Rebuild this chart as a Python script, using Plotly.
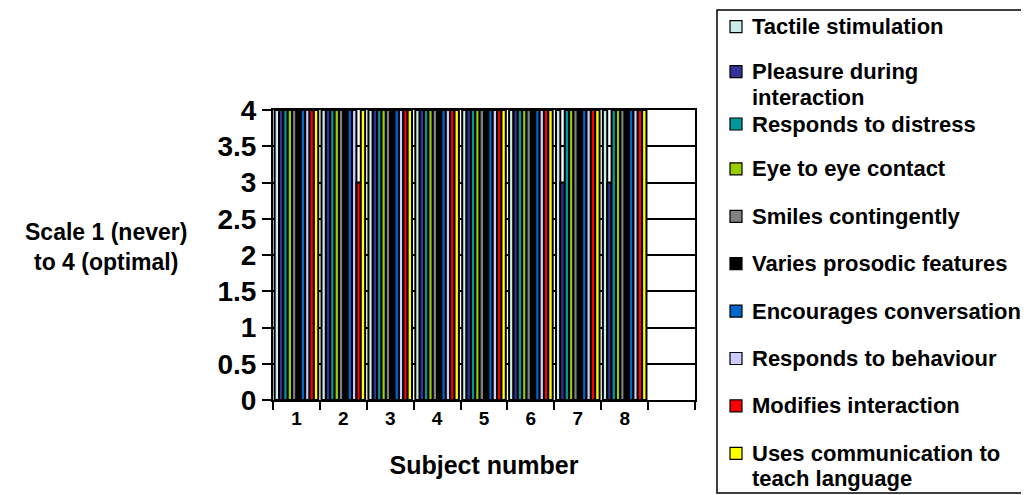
import plotly.graph_objects as go

subjects = ["1", "2", "3", "4", "5", "6", "7", "8"]
axis_categories = ["1", "2", "3", "4", "5", "6", "7", "8", " "]

series_names = [
    "Tactile stimulation",
    "Pleasure during<br>interaction",
    "Responds to distress",
    "Eye to eye contact",
    "Smiles contingently",
    "Varies prosodic features",
    "Encourages conversation",
    "Responds to behaviour",
    "Modifies interaction",
    "Uses communication to<br>teach language",
]
series_colors = ["#CCECEC", "#333399", "#009999", "#99CC00", "#808080",
                 "#000000", "#0066CC", "#CCCCFF", "#FF0000", "#FFFF00"]

tactile = [4, 4, 4, 4, 4, 4, 4, 4]
pleasure = [4, 4, 4, 4, 4, 4, 3, 3]
distress = [4, 4, 4, 4, 4, 4, 4, 4]
eye_contact = [4, 4, 4, 4, 4, 4, 4, 4]
smiles = [4, 4, 4, 4, 4, 4, 4, 4]
prosodic = [4, 4, 4, 4, 4, 4, 4, 4]
encourages = [4, 4, 4, 4, 4, 4, 4, 4]
behaviour = [4, 4, 4, 4, 4, 4, 4, 4]
modifies = [4, 3, 4, 4, 4, 4, 4, 4]
teach_language = [4, 4, 4, 4, 4, 4, 4, 4]

all_values = [tactile, pleasure, distress, eye_contact, smiles, prosodic,
              encourages, behaviour, modifies, teach_language]

y_ticks = [0, 0.5, 1, 1.5, 2, 2.5, 3, 3.5, 4]
y_ticktext = ["0", "0.5", "1", "1.5", "2", "2.5", "3", "3.5", "4"]

FONT = "Liberation Sans, Arial, sans-serif"

# page geometry (the page body adds an 8px offset)
OFF = 8
PL, PR, PT, PB = 273, 695, 110, 400          # plot area in page pixels
FIG_W, FIG_H = 1029 - OFF, 495 - OFF
PW, PH = PR - PL, PB - PT


def px(xp):
    return (xp - PL) / PW


def py(yp):
    return (PB - yp) / PH


fig = go.Figure()
for name, color, vals in zip(series_names, series_colors, all_values):
    fig.add_trace(go.Bar(
        x=subjects, y=vals, name=name.replace("<br>", " "), showlegend=False,
        marker=dict(color=color, line=dict(color="black", width=2)),
    ))

# hand-drawn legend box (matches the reference's fixed item spacing)
shapes = [dict(type="rect", xref="paper", yref="paper",
               x0=px(717), x1=px(1040), y0=py(493), y1=py(10),
               line=dict(color="black", width=1.5), fillcolor="rgba(0,0,0,0)",
               layer="above")]
annotations = []
LEG_TOP, LEG_STEP, LINE_GAP, NUDGE = 26.7, 47.4, 25.5, 2.5
LEG_FONT = dict(family=FONT, size=22, color="black", weight="bold")
prev_multi = False
for i, (name, color) in enumerate(zip(series_names, series_colors)):
    lines = name.split("<br>")
    multi = len(lines) > 1 and i < len(series_names) - 1
    yc = LEG_TOP + i * LEG_STEP - (NUDGE if multi else 0) + (NUDGE if prev_multi else 0)
    prev_multi = multi
    shapes.append(dict(type="rect", xref="paper", yref="paper",
                       x0=px(730), x1=px(742), y0=py(yc + 6), y1=py(yc - 6),
                       line=dict(color="black", width=1.2), fillcolor=color))
    for j, line in enumerate(lines):
        annotations.append(dict(
            text=line, xref="paper", yref="paper", x=px(750),
            y=py(yc + j * LINE_GAP), xanchor="left", yanchor="middle",
            showarrow=False, align="left", font=LEG_FONT,
        ))

annotations.append(dict(
    text="Scale 1 (never)<br>to 4 (optimal)", xref="paper", yref="paper",
    x=px(106), y=py(247), xanchor="center", yanchor="middle", showarrow=False,
    align="center",
    font=dict(family=FONT, size=23, color="black", weight="bold"),
))

fig.update_layout(
    width=FIG_W, height=FIG_H,
    barmode="group", bargap=0.07, bargroupgap=0,
    plot_bgcolor="white", paper_bgcolor="white",
    margin=dict(l=PL - OFF, r=FIG_W - (PR - OFF), t=PT - OFF,
                b=FIG_H - (PB - OFF), autoexpand=False),
    font=dict(family=FONT, color="black", weight="bold"),
    showlegend=False,
    xaxis=dict(
        type="category", categoryorder="array", categoryarray=axis_categories,
        range=[-0.5, 8.5], tickson="boundaries", ticks="outside", ticklen=8,
        tickwidth=1.5, tickcolor="black",
        showline=True, linecolor="black", linewidth=2, mirror=True,
        showgrid=False, zeroline=False,
        tickfont=dict(family=FONT, size=19, color="black", weight="bold"),
        title=dict(text="Subject number", standoff=29,
                   font=dict(family=FONT, size=25, color="black", weight="bold")),
    ),
    yaxis=dict(
        range=[0, 4], tickvals=y_ticks, ticktext=y_ticktext,
        ticks="outside", ticklen=9, tickwidth=1.5, tickcolor="black",
        showline=True, linecolor="black", linewidth=2, mirror=True,
        showgrid=True, gridcolor="black", gridwidth=1.5, zeroline=False,
        tickfont=dict(family=FONT, size=28, color="black", weight="bold"),
    ),
    shapes=shapes,
    annotations=annotations,
)

fig.write_html("out.html")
+-------+
Skip the pictures, then retype every line above exactly.

Answer
Rebuild this chart as a Python script, using Plotly.
import plotly.graph_objects as go

subjects = ["1", "2", "3", "4", "5", "6", "7", "8"]
axis_categories = ["1", "2", "3", "4", "5", "6", "7", "8", " "]

series_names = [
    "Tactile stimulation",
    "Pleasure during<br>interaction",
    "Responds to distress",
    "Eye to eye contact",
    "Smiles contingently",
    "Varies prosodic features",
    "Encourages conversation",
    "Responds to behaviour",
    "Modifies interaction",
    "Uses communication to<br>teach language",
]
series_colors = ["#CCECEC", "#333399", "#009999", "#99CC00", "#808080",
                 "#000000", "#0066CC", "#CCCCFF", "#FF0000", "#FFFF00"]

tactile = [4, 4, 4, 4, 4, 4, 4, 4]
pleasure = [4, 4, 4, 4, 4, 4, 3, 3]
distress = [4, 4, 4, 4, 4, 4, 4, 4]
eye_contact = [4, 4, 4, 4, 4, 4, 4, 4]
smiles = [4, 4, 4, 4, 4, 4, 4, 4]
prosodic = [4, 4, 4, 4, 4, 4, 4, 4]
encourages = [4, 4, 4, 4, 4, 4, 4, 4]
behaviour = [4, 4, 4, 4, 4, 4, 4, 4]
modifies = [4, 3, 4, 4, 4, 4, 4, 4]
teach_language = [4, 4, 4, 4, 4, 4, 4, 4]

all_values = [tactile, pleasure, distress, eye_contact, smiles, prosodic,
              encourages, behaviour, modifies, teach_language]

y_ticks = [0, 0.5, 1, 1.5, 2, 2.5, 3, 3.5, 4]
y_ticktext = ["0", "0.5", "1", "1.5", "2", "2.5", "3", "3.5", "4"]

FONT = "Liberation Sans, Arial, sans-serif"

# page geometry (the page body adds an 8px offset)
OFF = 8
PL, PR, PT, PB = 273, 695, 110, 400          # plot area in page pixels
FIG_W, FIG_H = 1029 - OFF, 495 - OFF
PW, PH = PR - PL, PB - PT


def px(xp):
    return (xp - PL) / PW


def py(yp):
    return (PB - yp) / PH


fig = go.Figure()
for name, color, vals in zip(series_names, series_colors, all_values):
    fig.add_trace(go.Bar(
        x=subjects, y=vals, name=name.replace("<br>", " "), showlegend=False,
        marker=dict(color=color, line=dict(color="black", width=2)),
    ))

# hand-drawn legend box (matches the reference's fixed item spacing)
shapes = [dict(type="rect", xref="paper", yref="paper",
               x0=px(717), x1=px(1040), y0=py(493), y1=py(10),
               line=dict(color="black", width=1.5), fillcolor="rgba(0,0,0,0)",
               layer="above")]
annotations = []
LEG_TOP, LEG_STEP, LINE_GAP, NUDGE = 26.7, 47.4, 25.5, 2.5
LEG_FONT = dict(family=FONT, size=22, color="black", weight="bold")
prev_multi = False
for i, (name, color) in enumerate(zip(series_names, series_colors)):
    lines = name.split("<br>")
    multi = len(lines) > 1 and i < len(series_names) - 1
    yc = LEG_TOP + i * LEG_STEP - (NUDGE if multi else 0) + (NUDGE if prev_multi else 0)
    prev_multi = multi
    shapes.append(dict(type="rect", xref="paper", yref="paper",
                       x0=px(730), x1=px(742), y0=py(yc + 6), y1=py(yc - 6),
                       line=dict(color="black", width=1.2), fillcolor=color))
    for j, line in enumerate(lines):
        annotations.append(dict(
            text=line, xref="paper", yref="paper", x=px(750),
            y=py(yc + j * LINE_GAP), xanchor="left", yanchor="middle",
            showarrow=False, align="left", font=LEG_FONT,
        ))

annotations.append(dict(
    text="Scale 1 (never)<br>to 4 (optimal)", xref="paper", yref="paper",
    x=px(106), y=py(247), xanchor="center", yanchor="middle", showarrow=False,
    align="center",
    font=dict(family=FONT, size=23, color="black", weight="bold"),
))

fig.update_layout(
    width=FIG_W, height=FIG_H,
    barmode="group", bargap=0.07, bargroupgap=0,
    plot_bgcolor="white", paper_bgcolor="white",
    margin=dict(l=PL - OFF, r=FIG_W - (PR - OFF), t=PT - OFF,
                b=FIG_H - (PB - OFF), autoexpand=False),
    font=dict(family=FONT, color="black", weight="bold"),
    showlegend=False,
    xaxis=dict(
        type="category", categoryorder="array", categoryarray=axis_categories,
        range=[-0.5, 8.5], tickson="boundaries", ticks="outside", ticklen=8,
        tickwidth=1.5, tickcolor="black",
        showline=True, linecolor="black", linewidth=2, mirror=True,
        showgrid=False, zeroline=False,
        tickfont=dict(family=FONT, size=19, color="black", weight="bold"),
        title=dict(text="Subject number", standoff=29,
                   font=dict(family=FONT, size=25, color="black", weight="bold")),
    ),
    yaxis=dict(
        range=[0, 4], tickvals=y_ticks, ticktext=y_ticktext,
        ticks="outside", ticklen=9, tickwidth=1.5, tickcolor="black",
        showline=True, linecolor="black", linewidth=2, mirror=True,
        showgrid=True, gridcolor="black", gridwidth=1.5, zeroline=False,
        tickfont=dict(family=FONT, size=28, color="black", weight="bold"),
    ),
    shapes=shapes,
    annotations=annotations,
)

fig.write_html("out.html")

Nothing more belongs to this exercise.